All too often, we are very quick to blame others when we are criticised, and it takes some courage (as well as by-passing the ego) to take a step back and give them the benefit of the doubt. In my case for example, I used to get angry/irritated quite often and like most of us, I also freely expressed my anger at home. And although our anger is ‘always’ justified, those around us just don’t seem to understand. So, when I would constantly be told that I have a lot of anger within and that my tone of voice portrays irritation, I continuously dismissed the unappealing remarks. This kept going for years until the seed of transformation was ready to sprout. Transformation is inevitable, with the arrival of Swami G in our lives and He helps us see ourselves in a better light.
Things then started to change. One fine day, I decided to (quietly) accept that maybe the other person was right after all (I hope he doesn’t read this post!). Maybe I should be more mindful. And gradually, looking into my flaws one after another, I started being more mindful about my tendencies of anger, procrastination, carelessness (and many others in the endless list). Then a realisation dawn upon me. The criticism we are faced with in our outer world is often a mirror of our inner world. And each piece of not-so-nice advice can be a catalyst towards our growth, if we don’t take it personally. If we look at it from the perspective of polishing ourselves to have a clearer image in the mirror, it can be rewarding.

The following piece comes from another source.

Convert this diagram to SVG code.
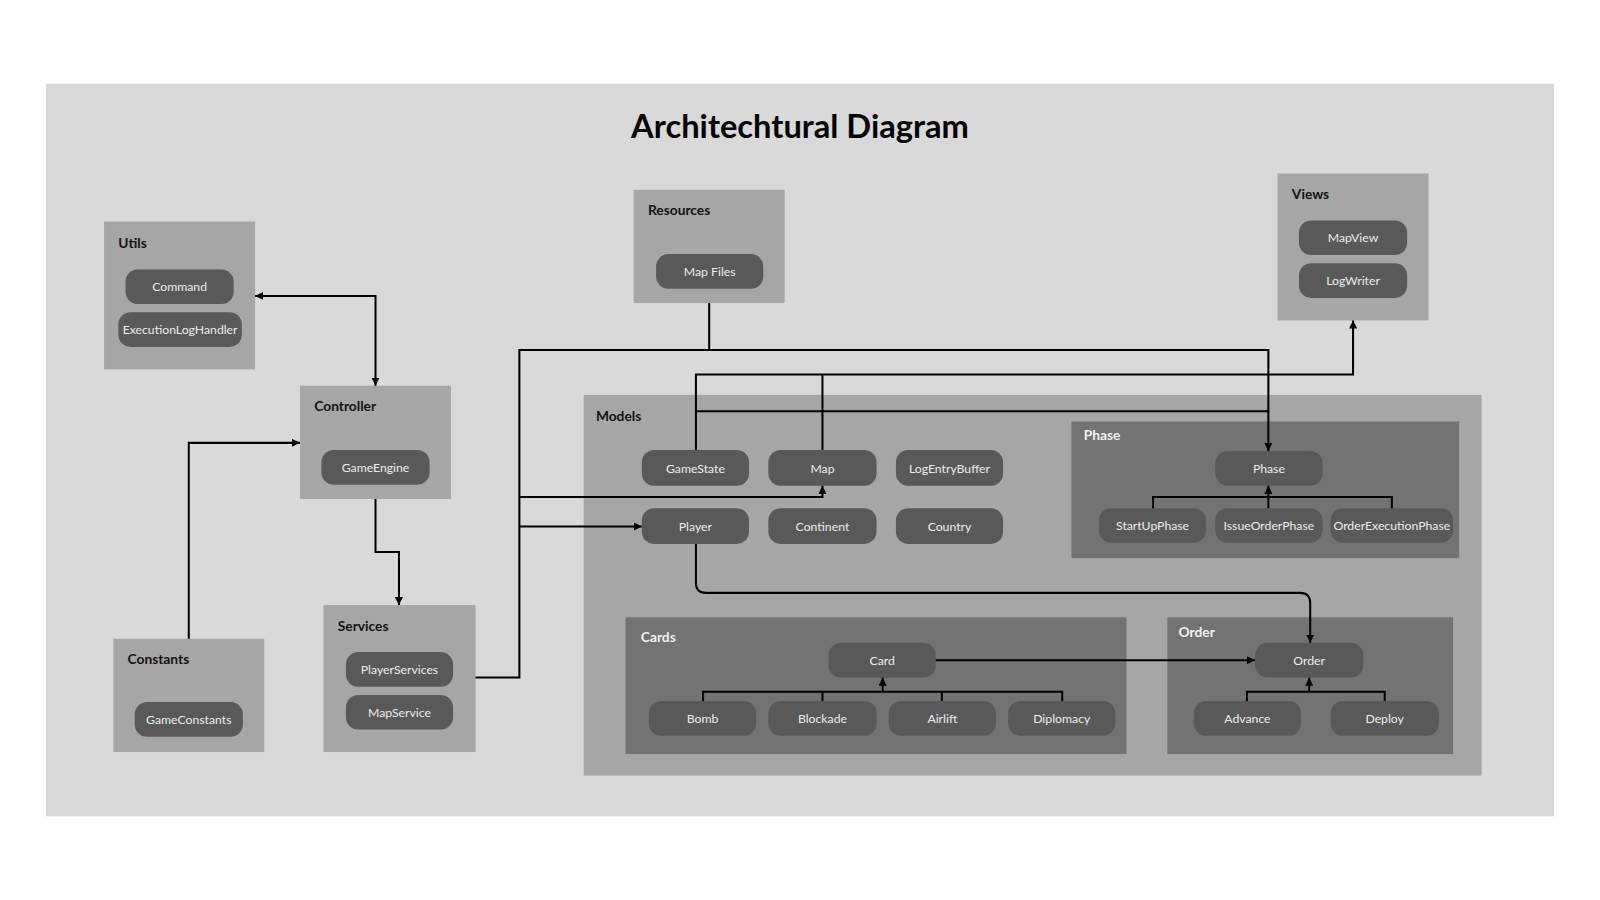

If those around us are constantly reminding us about our habits of anger and irritation or our lack of truthfulness or that we are constantly restless, they could be right. Very often, nature is trying to reach us through these remarks to guide us into self-transformation but unfortunately our egos interfere. Our resistance towards change and feeling ashamed to admit to our flaws, I believe are some of the biggest hurdles towards becoming the person we aspire to be and make the world a better place.
I realised that there is great benefit in accepting criticism from others. In this acceptance, and careful analysis of the seed of the criticism, we are given an immense opportunity for change. If we give our best attempt to perfect ourselves and wilfully work on our tendencies as and when they present in our lives, then life becomes a game. As we keep working on ourselves, the bigger picture of our true nature becomes clearer.
Whether we are dealing with anger, carelessness, sincerity- the basis of transformation remains the same. We must first be willing accept that we may be wrong, thereafter we can carefully and mindfully work on improving ourselves moment by moment. With the mindfulness of speech as well as the guidance of our Om Swami, we can surely rise above fits of anger or any tendency. And as He rightly said (here), with regards to anger, it could help to record ourselves when angry and re-listen to our piece of art. Or if the mindfulness is present, we can even postpone our anger-event to a future date.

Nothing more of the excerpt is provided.